Thanks for the acknowledgment, Erin, but I really think it’s unnecessary, and perhaps undeserved. Yes, I do have a flexible work schedule that allows me spend more time wih JP, but really, I think the media and the market will begin to more fully recognize fathers as parents when more fathers begin acting like parents. Like or not, it isn’t universal. The two fathers mentioned in her response? Well, I know two fathers who refused to have a child with their wives unless they had an explicit agreement exempting them from any childcare until the kid becomes a “person” at five years old.

Happens all the time.

How Often Should You Beat Your Child?

An article in Time magazine this week confirms what many parents already know: Spanking your kid is a good way to get him to stop being such a pussy. Even better, it will teach her not to be such a damn smart aleck. So writes Alice Park:

Of the nearly 2,500 youngsters in the [Tulane University] study, those who were spanked more frequently at age 3 were more likely to be aggressive by age 5. The research supports earlier work on the pitfalls of corporal punishment, including a study by Duke University researchers that revealed that infants who were spanked at 12 months scored lower on cognitive tests at age 3.

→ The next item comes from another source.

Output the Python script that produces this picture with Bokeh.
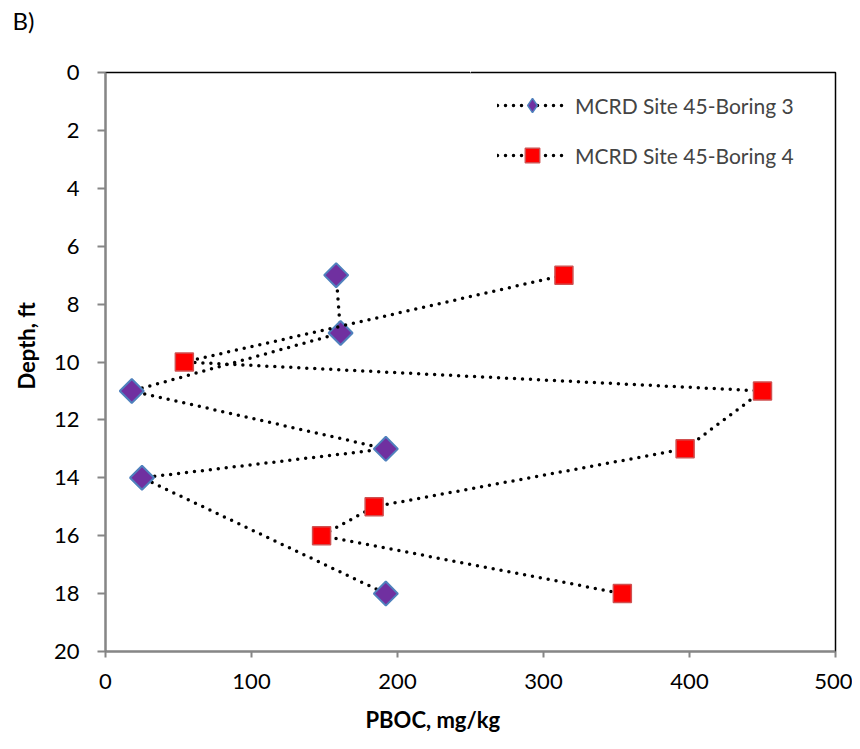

What’s great about this is that it really gets into specifics. Want to make your kid half as docile and wussy-ish? Just beat him every couple of weeks, says lead researcher Catherine Taylor: “The odds of a child being more aggressive at age 5 if he had been spanked more than twice in the month before the study began increased by 50%,” she says. Alas, she does not go on to say whether weekly beatings make the kid 75 percent more aggressive, or if daily spankings might bring the figure asymptotically close to 100 percent.

Nor does the article state whether further research is under way to see if whippings with a leather belt improve a child’s understanding of the “my house, my rules” principle, or if telling them they were “an accident, and that’s why Daddy drinks” will encourage them to cut their hair and get a goddamn job.